Na área também há fazendas onde aviões costumam jogar carregamentos de cocaína.
Agora, a CPI suspeita que a base do maior braço brasileiro do cartel de Cali foi montada em Campinas devido ao esquema de lavagem de dinheiro (legalização dos lucros obtidos com a droga) existente na cidade desde 1985 e incrementado no início da década de 90 por Paulo César Farias, o PC.
"Em Campinas, as transações com dólar ficariam mais fáceis", afirmou ontem o deputado Robson Tuma (PFL-SP), integrante da CPI do Narcotráfico.
O deputado Pompeo de Mattos (PDT-RS) disse que a CPI tentará ouvir Sâmia na semana que vem, quando se instalar em Campinas.
De acordo com o deputado Reginaldo Germano (PFL-BA), a CPI recebeu informação de que Curica dispõe de pelo menos US$ 10 milhões no exterior para serem usados para "comprar" uma fuga.

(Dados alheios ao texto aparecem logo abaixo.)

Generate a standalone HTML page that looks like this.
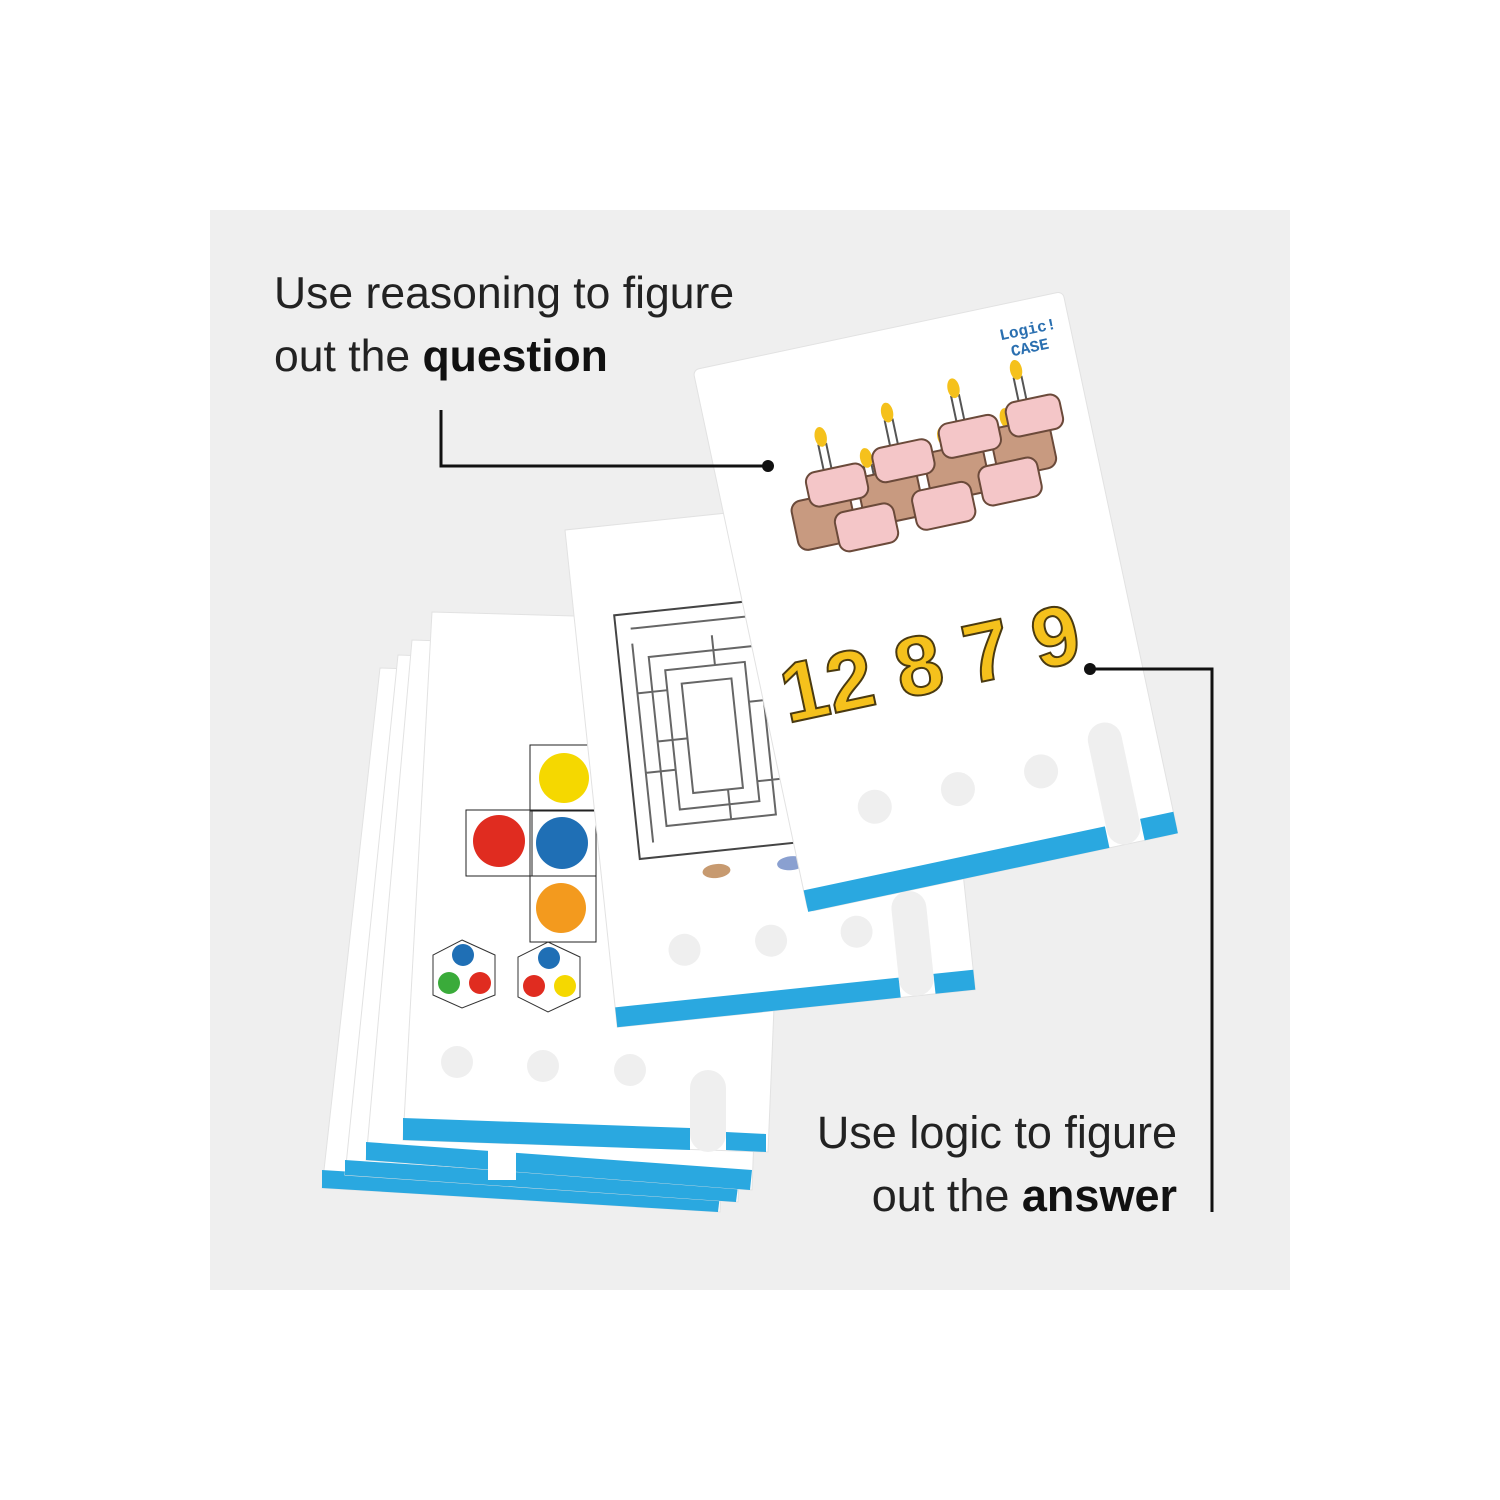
<!DOCTYPE html>
<html><head><meta charset="utf-8"><style>
html,body{margin:0;padding:0;background:#fff;}
.wrap{position:relative;width:1500px;height:1500px;overflow:hidden;}
.t{position:absolute;font-family:"Liberation Sans",sans-serif;color:#222;line-height:63px;white-space:nowrap;}
b{font-weight:bold;color:#111;}
</style></head><body><div class="wrap">
<svg width="1500" height="1500" style="position:absolute;left:0;top:0">
<rect x="210" y="210" width="1080" height="1080" fill="#efefef"/>
<g>
<polygon points="380,668 740,680 720,1212 322,1188" fill="#fff" stroke="#e2e2e2"/>
<polygon points="322,1170 720,1195 718,1212 322,1188" fill="#2aa8e0"/>
<polygon points="398,655 758,668 738,1202 345,1175" fill="#fff" stroke="#e2e2e2"/>
<polygon points="345,1160 738,1186 736,1202 345,1175" fill="#2aa8e0"/>
<polygon points="412,640 772,652 752,1190 366,1160" fill="#fff" stroke="#e2e2e2"/>
<polygon points="366,1142 752,1170 750,1190 366,1160" fill="#2aa8e0"/>
<rect x="488" y="1150" width="28" height="30" fill="#fff"/>
<polygon points="432,612 790,622 768,1152 403,1140" fill="#fff" stroke="#e2e2e2"/>
<polygon points="403,1118 690,1128 690,1150 403,1140" fill="#2aa8e0"/>
<polygon points="726,1132 766,1134 766,1152 726,1150" fill="#2aa8e0"/>
<rect x="690" y="1070" width="36" height="82" rx="18" fill="#efefef"/>
<circle cx="457" cy="1062" r="16" fill="#efefef"/><circle cx="543" cy="1066" r="16" fill="#efefef"/><circle cx="630" cy="1070" r="16" fill="#efefef"/>
<rect x="530" y="745" width="66" height="66" fill="none" stroke="#222"/>
<rect x="466" y="810" width="66" height="66" fill="none" stroke="#222"/>
<rect x="530" y="810" width="66" height="66" fill="none" stroke="#222"/>
<rect x="530" y="876" width="66" height="66" fill="none" stroke="#222"/>
<circle cx="564" cy="778" r="25" fill="#f5d800"/><circle cx="499" cy="841" r="26" fill="#e02c20"/><circle cx="562" cy="843" r="26" fill="#1f6fb5"/><circle cx="561" cy="908" r="25" fill="#f39a1e"/>
<polygon points="462,940 495,955 495,995 462,1008 433,995 433,955" fill="#fff" stroke="#333"/>
<circle cx="463" cy="955" r="11" fill="#1f6fb5"/><circle cx="449" cy="983" r="11" fill="#3aab3a"/><circle cx="480" cy="983" r="11" fill="#e02c20"/>
<polygon points="548,942 580,957 580,997 548,1012 518,997 518,957" fill="#fff" stroke="#333"/>
<circle cx="549" cy="958" r="11" fill="#1f6fb5"/><circle cx="534" cy="986" r="11" fill="#e02c20"/><circle cx="565" cy="986" r="11" fill="#f5d800"/>
</g>
<g transform="rotate(-6 565 530)">
<rect x="565" y="530" width="360" height="500" fill="#fff" stroke="#e2e2e2"/>
<rect x="565" y="1010" width="285" height="20" fill="#2aa8e0"/>
<rect x="885" y="1010" width="40" height="20" fill="#2aa8e0"/>
<rect x="850" y="925" width="35" height="105" rx="17" fill="#efefef"/>
<circle cx="640" cy="960" r="16" fill="#efefef"/><circle cx="727" cy="960" r="16" fill="#efefef"/><circle cx="813" cy="960" r="16" fill="#efefef"/>
<rect x="605" y="620" width="170" height="245" fill="none" stroke="#444" stroke-width="2"/>
<path d="M620 635h140M620 650v200M635 665h110v170h-110zM650 680h80v140h-80zM665 695h50v110h-50zM620 700h30M700 650v30M760 720h-30M620 780h30M700 835v-30M635 750h30M760 800h-30" fill="none" stroke="#666" stroke-width="2"/>
<ellipse cx="680" cy="885" rx="14" ry="7" fill="#c79a70"/><ellipse cx="755" cy="885" rx="14" ry="7" fill="#8aa0d0"/>
</g>
<g transform="rotate(-12 693 370)">
<rect x="693" y="370" width="378" height="554" rx="6" fill="#fff" stroke="#e2e2e2"/>
<rect x="693" y="902" width="308" height="22" fill="#2aa8e0"/>
<rect x="1037" y="902" width="34" height="22" fill="#2aa8e0"/>
<rect x="1002" y="800" width="34" height="124" rx="17" fill="#efefef"/>
<circle cx="780" cy="835" r="17" fill="#efefef"/><circle cx="865" cy="835" r="17" fill="#efefef"/><circle cx="950" cy="835" r="17" fill="#efefef"/>
<text x="1000" y="405" font-family="Liberation Mono,monospace" font-size="16" font-weight="bold" fill="#2a6fb0">Logic!</text>
<text x="1008" y="423" font-family="Liberation Mono,monospace" font-size="16" font-weight="bold" fill="#2a6fb0">CASE</text>
<g stroke="#555" stroke-width="2" fill="#fff"><rect x="800" y="470" width="8" height="30"/><rect x="870" y="460" width="8" height="30"/><rect x="940" y="450" width="8" height="30"/><rect x="1005" y="445" width="8" height="30"/><rect x="840" y="500" width="8" height="30"/><rect x="920" y="495" width="8" height="30"/><rect x="985" y="490" width="8" height="30"/></g>
<g fill="#f5c11c"><ellipse cx="804" cy="462" rx="6" ry="10"/><ellipse cx="874" cy="452" rx="6" ry="10"/><ellipse cx="944" cy="442" rx="6" ry="10"/><ellipse cx="1009" cy="437" rx="6" ry="10"/><ellipse cx="844" cy="492" rx="6" ry="10"/><ellipse cx="924" cy="487" rx="6" ry="10"/><ellipse cx="989" cy="482" rx="6" ry="10"/></g>
<g fill="#f4c6c8" stroke="#6b4a3a" stroke-width="2">
<rect x="760" y="520" width="60" height="50" rx="10" fill="#c89a80"/><rect x="830" y="510" width="60" height="50" rx="10" fill="#c89a80"/><rect x="900" y="500" width="60" height="50" rx="10" fill="#c89a80"/><rect x="970" y="490" width="60" height="50" rx="10" fill="#c89a80"/>
<rect x="780" y="495" width="60" height="35" rx="10"/><rect x="850" y="485" width="60" height="35" rx="10"/><rect x="920" y="475" width="60" height="35" rx="10"/><rect x="990" y="468" width="55" height="35" rx="10"/>
<rect x="800" y="540" width="60" height="40" rx="10"/><rect x="880" y="535" width="60" height="40" rx="10"/><rect x="950" y="525" width="60" height="40" rx="10"/>
</g>
<text x="712" y="735" font-family="Liberation Sans,sans-serif" font-size="84" font-weight="bold" fill="#f5c11c" stroke="#4a3a10" stroke-width="2">12 8 7 9</text>
</g>
<polyline points="441,410 441,466 768,466" fill="none" stroke="#111" stroke-width="3"/>
<circle cx="768" cy="466" r="6" fill="#111"/>
<polyline points="1090,669 1212,669 1212,1212" fill="none" stroke="#111" stroke-width="3"/>
<circle cx="1090" cy="669" r="6" fill="#111"/>
</svg>
<div class="t" style="left:274px;top:262px;font-size:44.5px">Use reasoning to figure<br>out the <b>question</b></div>
<div class="t" style="right:323px;top:1101px;text-align:right;font-size:45px">Use logic to figure<br>out the <b>answer</b></div>
</div></body></html>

Sâmia e Curica depuseram à CPI no primeiro semestre, semanas após a instalação da comissão.
Até então, a CPI ainda não ouvira o depoimento do motorista Jorge Meres, relatando estar em Campinas um dos líderes -o empresário William Sozza, hoje foragido- de uma quadrilha de roubo de cargas e tráfico de drogas com ramificações em no mínimo 14 Estados.
Segundo Meres, Sozza seria sócio do deputado Augusto Farias (PPB-AL), herdeiro de negócios do irmão PC, assassinado em 1996.
Por isso, quando Sâmia e Curica depuseram, a CPI não se deteve na investigação da conexão Campinas do narcotráfico internacional, o que passa a fazer agora.
A CPI também quer descobrir eventuais ligações entre os grupos de Sozza e Curica.
Um funcionário graduado da PF em Brasília não só confirmou a montagem do escritório, hoje supostamente desativado, como qualificou de traidoras as pessoas que falaram sobre ele.

Fortuna
A Polícia Federal estima em US$ 1 bilhão a fortuna do empresário Antônio Mota Graça, o Curica, conhecido como o "rei do pó" e apontado como o maior traficante da Amazônia.
A CPI do Narcotráfico suspeita que Curica tenha ligações com o Cartel de Cali (Colômbia) e com o ex-governador do Acre Orleir Cameli. Ele prestou serviços a uma das empresas da família Cameli e abrigou em sua casa um amigo do ex-governador envolvido em contrabando.
Ação movida pelo Ministério Público Federal acusa Cameli de incentivar os índios kampa (AC) a plantar 55 mil pés de sementes de epadu (coca). O ex-governador nega a acusação.